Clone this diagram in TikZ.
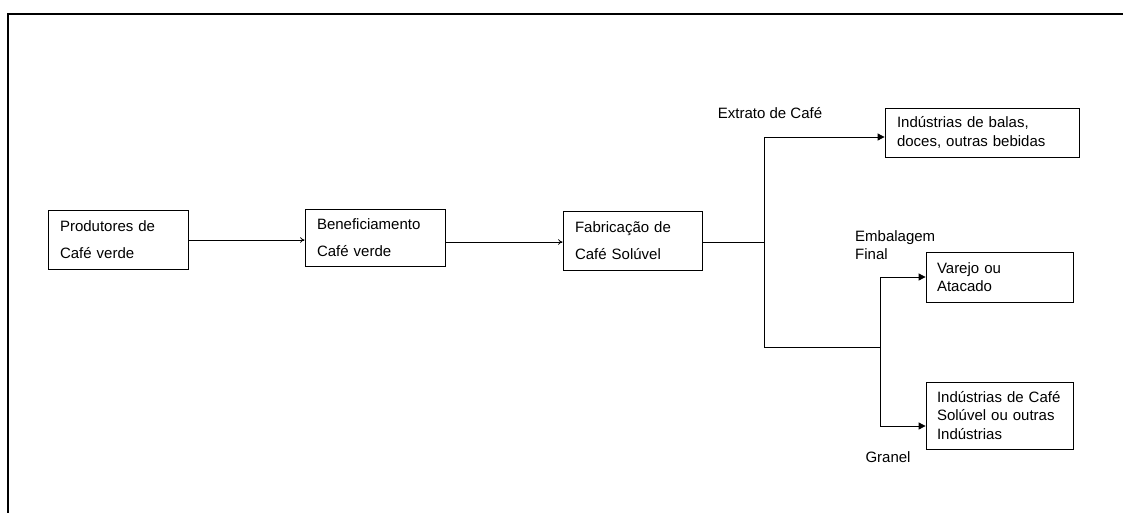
\documentclass[tikz,border=0pt]{standalone}
\usepackage{fontspec}
\setmainfont{Liberation Sans}
\usetikzlibrary{arrows.meta}
\tikzset{
	etapa/.style={draw, line width=0.8pt, align=left, inner xsep=12pt, inner ysep=0pt,
		font=\fontsize{15}{26.5}\selectfont},
	destino/.style={draw, line width=0.8pt, align=left, inner xsep=12pt, inner ysep=0pt,
		font=\fontsize{15}{18.5}\selectfont},
	rotulo/.style={font=\fontsize{15}{18}\selectfont, inner sep=0pt},
	liga/.style={line width=0.8pt},
	seta/.style={line width=0.8pt, -{To[length=4.5pt,width=5.5pt]}},
	setacheia/.style={line width=0.8pt, -{Triangle[length=7pt,width=7pt]}}
}
\begin{document}
\begin{tikzpicture}[x=1pt,y=-1pt]
	\useasboundingbox (0,0) rectangle (1123,512);
	% moldura
	\draw [line width=1.6pt] (8,520) -- (8,14) -- (1130,14);
	% cadeia principal
	\node [etapa, text width=116pt, minimum height=59pt] (prod) at (118,239.5) {Produtores de\\Café verde};
	\node [etapa, text width=116pt, minimum height=57pt] (benef) at (375,237.5) {Beneficiamento\\Café verde};
	\node [etapa, text width=115pt, minimum height=59pt] (fabr) at (632.5,240.5) {Fabricação de\\Café Solúvel};
	% destinos
	\node [destino, text width=170pt, minimum height=49pt] (balas) at (982,132.5) {Indústrias de balas,\\doces, outras bebidas};
	\node [destino, text width=125pt, inner xsep=11pt, minimum height=50pt] (varejo) at (999.5,277) {Varejo ou\\Atacado};
	\node [destino, text width=125pt, inner xsep=11pt, minimum height=67pt] (ind) at (999.5,415.5) {Indústrias de Café\\Solúvel ou outras\\Indústrias};
	% pontos de ramificacao
	\coordinate (split) at (764,242);
	\coordinate (ramo1) at (764,137);
	\coordinate (ramo2) at (764,347);
	\coordinate (fork) at (880,347);
	\coordinate (forkup) at (880,277);
	\coordinate (forkdn) at (880,426);
	\draw [seta] (prod.east |- 0,240) -- (benef.west |- 0,240);
	\draw [seta] (benef.east |- 0,242) -- (fabr.west |- 0,242);
	\draw [liga] (fabr.east |- split) -- (split);
	\draw [liga] (ramo1) -- (ramo2) -- (fork);
	\draw [liga] (forkup) -- (forkdn);
	\draw [setacheia] (ramo1) -- (balas.west |- ramo1);
	\draw [setacheia] (forkup) -- (varejo.west |- forkup);
	\draw [setacheia] (forkdn) -- (ind.west |- forkdn);
	% rotulos
	\node [rotulo] (extrato) at (770,113) {Extrato de Café};
	\node [rotulo, anchor=west, align=left] (embal) at (855,245) {Embalagem\\Final};
	\node [rotulo] (granel) at (888,457) {Granel};
\end{tikzpicture}
\end{document}
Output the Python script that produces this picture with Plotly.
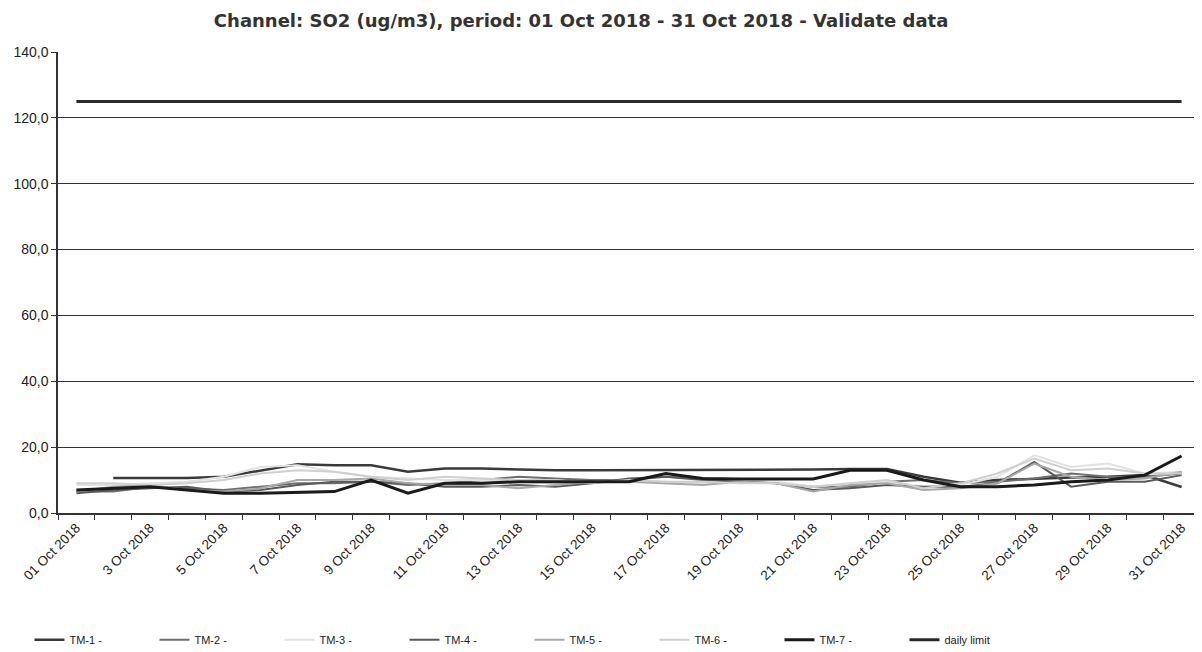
import plotly.graph_objects as go

days = [f"{d:02d} Oct 2018" if d == 1 else f"{d} Oct 2018" for d in range(1, 32)]
tick_labels = [lab if (i % 2 == 0) else "" for i, lab in enumerate(days)]

tm1 = [None, 10.6, 10.6, 10.6, 11.0, 12.8, 14.8, 14.5, 14.5, 12.5, 13.5, 13.5, 13.2, 13.0, 13.0,
       13.0, 13.0, 13.2, 13.2, 13.0, 13.2, 13.4, 13.4, 11.0, 9.2, 10.0, 10.5, 10.8, 11.0, 11.5, 7.9]
tm2 = [6.5, 6.5, 8.0, 7.5, 7.0, 8.0, 9.0, 9.0, 9.5, 8.5, 9.0, 10.0, 11.0, 10.5, 10.0,
       10.0, 11.0, 10.5, 10.0, 9.0, 8.0, 8.0, 9.5, 10.0, 9.0, 9.5, 10.5, 12.0, 11.0, 11.0, 12.0]
tm3 = [8.5, 8.5, 9.0, 9.5, 11.0, 14.0, 14.5, 12.5, 11.0, 10.5, 10.0, 10.0, 9.5, 9.0, 9.5,
       10.0, 9.5, 9.0, 10.0, 9.5, 8.0, 9.0, 9.5, 8.0, 8.5, 11.0, 17.5, 14.0, 15.0, 12.0, 12.5]
tm4 = [6.0, 7.0, 7.5, 8.0, 6.5, 7.0, 8.5, 9.5, 9.5, 9.0, 8.0, 8.0, 8.5, 8.0, 9.0,
       10.5, 11.0, 10.0, 9.5, 9.0, 7.0, 7.5, 8.5, 8.0, 8.0, 9.0, 15.5, 8.0, 9.5, 9.5, 11.5]
tm5 = [6.5, 8.0, 8.5, 7.0, 6.5, 7.5, 10.0, 10.0, 10.5, 9.0, 8.5, 8.5, 7.5, 8.5, 9.5,
       9.5, 9.0, 8.5, 9.5, 9.0, 6.5, 8.5, 9.0, 7.0, 7.5, 9.0, 15.0, 11.0, 10.0, 10.5, 12.5]
tm6 = [9.0, 9.0, 8.5, 9.0, 10.0, 12.0, 13.0, 12.5, 11.0, 10.0, 11.0, 10.5, 10.0, 10.0, 9.0,
       10.0, 9.5, 9.5, 9.0, 9.0, 8.0, 9.0, 10.0, 7.5, 9.0, 12.0, 16.5, 13.0, 13.5, 12.0, 12.0]
tm7 = [7.0, 7.5, 8.0, 7.0, 6.0, 6.0, 6.3, 6.5, 10.0, 6.0, 9.0, 9.0, 9.5, 9.5, 9.5,
       9.5, 12.0, 10.5, 10.3, 10.3, 10.3, 13.0, 13.0, 10.0, 8.0, 8.0, 8.5, 9.5, 10.0, 11.5, 17.3]
limit = [125.0] * 31

series = [
    ("TM-1 -", tm1, "#3a3a3a", 2.5),
    ("TM-2 -", tm2, "#6e6e6e", 2),
    ("TM-3 -", tm3, "#e2e2e2", 2),
    ("TM-4 -", tm4, "#5a5a5a", 2),
    ("TM-5 -", tm5, "#a8a8a8", 2),
    ("TM-6 -", tm6, "#cfcfcf", 2),
    ("TM-7 -", tm7, "#1a1a1a", 3),
    ("daily limit", limit, "#2a2a2a", 3),
]

fig = go.Figure()
for name, vals, color, w in series:
    fig.add_trace(go.Scatter(x=days, y=vals, mode="lines", name=name,
                             line=dict(color=color, width=w), connectgaps=False))

y_ticks = [0, 20, 40, 60, 80, 100, 120, 140]
y_text = [f"{v},0" for v in y_ticks]

fig.update_layout(
    width=1194, height=644,
    paper_bgcolor="white", plot_bgcolor="white",
    margin=dict(l=50, r=2, t=44, b=139, autoexpand=False),
    font=dict(family="Liberation Sans, Arial", size=12, color="#222"),
    title=dict(text="<b>Channel: SO2 (ug/m3), period: 01 Oct 2018 - 31 Oct 2018 - Validate data</b>",
               x=0.48, xanchor="center", y=0.981, yanchor="middle",
               font=dict(family="DejaVu Sans", size=18, color="#333")),
    showlegend=True,
    legend=dict(orientation="h", xref="container", yref="container",
                x=0.018, y=0.019, xanchor="left", yanchor="middle",
                entrywidth=80, entrywidthmode="pixels",
                font=dict(family="Liberation Sans, Arial", size=11, color="#222"),
                itemwidth=30),
)

fig.update_xaxes(
    type="category", categoryorder="array", categoryarray=days,
    tickmode="array", tickvals=days, ticktext=tick_labels,
    tickson="boundaries", ticks="outside", ticklen=5, tickcolor="#333",
    tickangle=-45, tickfont=dict(size=13.5, color="#222"),
    showgrid=False, showline=True, linecolor="#333", linewidth=1.5,
    range=[-0.5, 30.5], zeroline=False, automargin=False,
)
fig.update_yaxes(
    range=[0, 140], tickmode="array", tickvals=y_ticks, ticktext=y_text,
    showgrid=True, gridcolor="#333", gridwidth=1,
    ticks="outside", ticklen=5, tickcolor="#333",
    showline=True, linecolor="#333", linewidth=1.5,
    tickfont=dict(size=14, color="#222"), zeroline=False, automargin=False,
)

fig.write_html("out.html")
· · · ·
In the entries above, find every line with the word "this" and list it.

Clone this diagram in TikZ.
Output the Python script that produces this picture with Plotly.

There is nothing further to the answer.